Stock market renders valuable services to the country, corporate sector and investing community. The Stock Exchange helps in rapid economic development and economic growth in the country and severs as an agency of capital formation. It induces the masses to save and invest in industries. SEBI, the first National Regulatory Body in India with comprehensive statutory power over practically all aspects of the capital market operation to Protect the Interest of the Investors and to promote the development and to regulate the securities market by such measures as it thinks fit. It has various committees including, Technical Advisory Committee, and a committee of review of the structure of market infrastructure, member of the advisory board for SEBI Investor Protection and Education Fund, takeover regulation advisory committee, market advisory committee etc.
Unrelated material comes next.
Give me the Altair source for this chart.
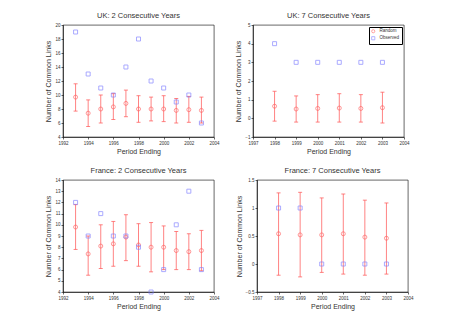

Securities market regulators in almost all developed and emerging markets have for some time been concerned about the importance of the subject and of the need to raise the standards of corporate governance. The financial crisis in the Asian markets in the recent past have highlighted the need for an improved level of corporate governance and the lack of it in certain countries have been mentioned as one of the causes of the crisis. Formation of a regulatory body like the Securities and Exchange Board of India has helped the market to operate in an orderly fashion and address the corporate frauds rapidly occurring in the country. Therefore, it is a much appraised and permanent legislation in regard of regulation of the capital market. Thus, the stock market is one of the reasons why India is becoming a financially secured and economically stable country. For a developing nation like ours, it is important to establish a proper economy and well-equipped stock market. More than this, investors play a key role in the whole process of stock trading. It is important to adhere to proper ways of investing and not to resort to improper ways.

Suggestions to tackle lacunae in the present legislation:

  • Enhancing operational efficiency w.r.t. availability of information.
  • Striking organizational & structural balance as suggested by Pherwani committee
  • Tackling speculations so as to avoid more Harshad Mehta & Ketan Parekh instances.
  • Tackling volatility and unpredictability of markets

Considering these suggestions, one could promise a well established, well-formulated and a malpractice free market.